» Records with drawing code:
● ● ● ● ●

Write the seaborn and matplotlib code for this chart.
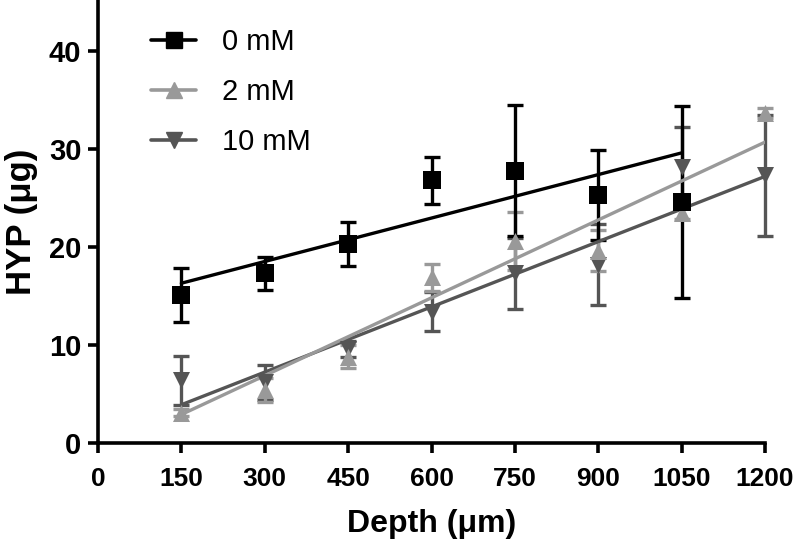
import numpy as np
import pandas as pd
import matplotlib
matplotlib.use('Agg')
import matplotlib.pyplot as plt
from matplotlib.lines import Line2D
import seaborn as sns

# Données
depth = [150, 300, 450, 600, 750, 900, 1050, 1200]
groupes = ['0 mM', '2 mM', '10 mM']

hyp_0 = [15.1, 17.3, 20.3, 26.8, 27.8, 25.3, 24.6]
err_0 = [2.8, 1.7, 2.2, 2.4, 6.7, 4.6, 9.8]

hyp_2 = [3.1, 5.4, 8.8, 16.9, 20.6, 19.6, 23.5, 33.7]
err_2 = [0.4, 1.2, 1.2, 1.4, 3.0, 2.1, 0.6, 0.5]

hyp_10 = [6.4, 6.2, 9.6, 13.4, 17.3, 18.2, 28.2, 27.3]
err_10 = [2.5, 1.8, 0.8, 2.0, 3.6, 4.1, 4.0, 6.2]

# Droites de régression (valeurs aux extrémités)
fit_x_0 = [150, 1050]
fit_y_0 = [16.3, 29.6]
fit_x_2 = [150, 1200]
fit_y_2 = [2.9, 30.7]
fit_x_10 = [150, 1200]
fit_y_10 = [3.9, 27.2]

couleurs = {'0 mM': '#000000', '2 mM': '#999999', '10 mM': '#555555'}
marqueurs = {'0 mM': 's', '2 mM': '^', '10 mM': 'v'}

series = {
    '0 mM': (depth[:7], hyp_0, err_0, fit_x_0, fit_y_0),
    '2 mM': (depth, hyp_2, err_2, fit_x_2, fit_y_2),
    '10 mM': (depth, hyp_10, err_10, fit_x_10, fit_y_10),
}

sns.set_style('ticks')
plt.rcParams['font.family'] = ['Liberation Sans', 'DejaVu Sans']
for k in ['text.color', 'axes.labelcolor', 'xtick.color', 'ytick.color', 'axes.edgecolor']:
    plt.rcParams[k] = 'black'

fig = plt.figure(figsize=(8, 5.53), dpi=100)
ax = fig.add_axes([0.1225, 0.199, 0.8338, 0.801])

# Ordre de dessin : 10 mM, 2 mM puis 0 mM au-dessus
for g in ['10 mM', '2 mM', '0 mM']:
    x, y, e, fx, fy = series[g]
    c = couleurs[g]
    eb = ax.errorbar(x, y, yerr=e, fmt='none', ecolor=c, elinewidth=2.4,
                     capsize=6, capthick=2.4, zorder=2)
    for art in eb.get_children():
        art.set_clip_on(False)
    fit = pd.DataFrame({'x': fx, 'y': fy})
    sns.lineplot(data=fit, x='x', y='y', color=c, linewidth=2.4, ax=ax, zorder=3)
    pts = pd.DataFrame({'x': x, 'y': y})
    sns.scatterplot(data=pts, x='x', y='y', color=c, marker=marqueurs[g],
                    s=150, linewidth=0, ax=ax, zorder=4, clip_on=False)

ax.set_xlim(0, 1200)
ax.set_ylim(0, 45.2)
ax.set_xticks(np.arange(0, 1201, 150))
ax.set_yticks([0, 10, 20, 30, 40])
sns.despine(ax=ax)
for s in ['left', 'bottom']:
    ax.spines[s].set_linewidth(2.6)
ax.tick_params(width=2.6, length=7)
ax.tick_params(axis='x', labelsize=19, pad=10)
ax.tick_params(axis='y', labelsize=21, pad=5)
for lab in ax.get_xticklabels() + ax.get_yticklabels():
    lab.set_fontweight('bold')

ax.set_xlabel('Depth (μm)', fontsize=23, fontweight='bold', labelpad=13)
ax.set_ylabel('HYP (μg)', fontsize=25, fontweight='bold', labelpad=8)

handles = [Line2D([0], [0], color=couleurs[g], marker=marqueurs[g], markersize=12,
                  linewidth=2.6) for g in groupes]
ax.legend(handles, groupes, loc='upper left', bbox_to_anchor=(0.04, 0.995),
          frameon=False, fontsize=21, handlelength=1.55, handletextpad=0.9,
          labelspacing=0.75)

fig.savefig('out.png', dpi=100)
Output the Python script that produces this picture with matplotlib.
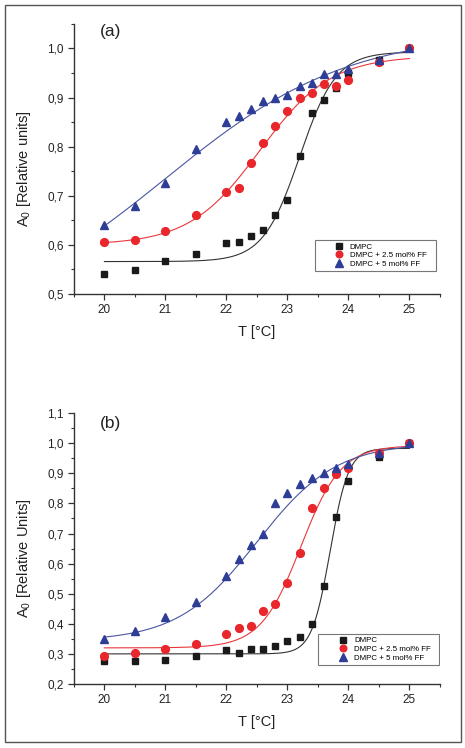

● ● ● ● ●

» SET EXERCISE: Without the pictures, please reproduce each line of the listing above exactly, from the first one through the line bearing "s=150, linewidth=0, ax=ax, zorder=4, clip_on=False)".

» FINISHED TASK:
Write the seaborn and matplotlib code for this chart.
import numpy as np
import pandas as pd
import matplotlib
matplotlib.use('Agg')
import matplotlib.pyplot as plt
from matplotlib.lines import Line2D
import seaborn as sns

# Données
depth = [150, 300, 450, 600, 750, 900, 1050, 1200]
groupes = ['0 mM', '2 mM', '10 mM']

hyp_0 = [15.1, 17.3, 20.3, 26.8, 27.8, 25.3, 24.6]
err_0 = [2.8, 1.7, 2.2, 2.4, 6.7, 4.6, 9.8]

hyp_2 = [3.1, 5.4, 8.8, 16.9, 20.6, 19.6, 23.5, 33.7]
err_2 = [0.4, 1.2, 1.2, 1.4, 3.0, 2.1, 0.6, 0.5]

hyp_10 = [6.4, 6.2, 9.6, 13.4, 17.3, 18.2, 28.2, 27.3]
err_10 = [2.5, 1.8, 0.8, 2.0, 3.6, 4.1, 4.0, 6.2]

# Droites de régression (valeurs aux extrémités)
fit_x_0 = [150, 1050]
fit_y_0 = [16.3, 29.6]
fit_x_2 = [150, 1200]
fit_y_2 = [2.9, 30.7]
fit_x_10 = [150, 1200]
fit_y_10 = [3.9, 27.2]

couleurs = {'0 mM': '#000000', '2 mM': '#999999', '10 mM': '#555555'}
marqueurs = {'0 mM': 's', '2 mM': '^', '10 mM': 'v'}

series = {
    '0 mM': (depth[:7], hyp_0, err_0, fit_x_0, fit_y_0),
    '2 mM': (depth, hyp_2, err_2, fit_x_2, fit_y_2),
    '10 mM': (depth, hyp_10, err_10, fit_x_10, fit_y_10),
}

sns.set_style('ticks')
plt.rcParams['font.family'] = ['Liberation Sans', 'DejaVu Sans']
for k in ['text.color', 'axes.labelcolor', 'xtick.color', 'ytick.color', 'axes.edgecolor']:
    plt.rcParams[k] = 'black'

fig = plt.figure(figsize=(8, 5.53), dpi=100)
ax = fig.add_axes([0.1225, 0.199, 0.8338, 0.801])

# Ordre de dessin : 10 mM, 2 mM puis 0 mM au-dessus
for g in ['10 mM', '2 mM', '0 mM']:
    x, y, e, fx, fy = series[g]
    c = couleurs[g]
    eb = ax.errorbar(x, y, yerr=e, fmt='none', ecolor=c, elinewidth=2.4,
                     capsize=6, capthick=2.4, zorder=2)
    for art in eb.get_children():
        art.set_clip_on(False)
    fit = pd.DataFrame({'x': fx, 'y': fy})
    sns.lineplot(data=fit, x='x', y='y', color=c, linewidth=2.4, ax=ax, zorder=3)
    pts = pd.DataFrame({'x': x, 'y': y})
    sns.scatterplot(data=pts, x='x', y='y', color=c, marker=marqueurs[g],
                    s=150, linewidth=0, ax=ax, zorder=4, clip_on=False)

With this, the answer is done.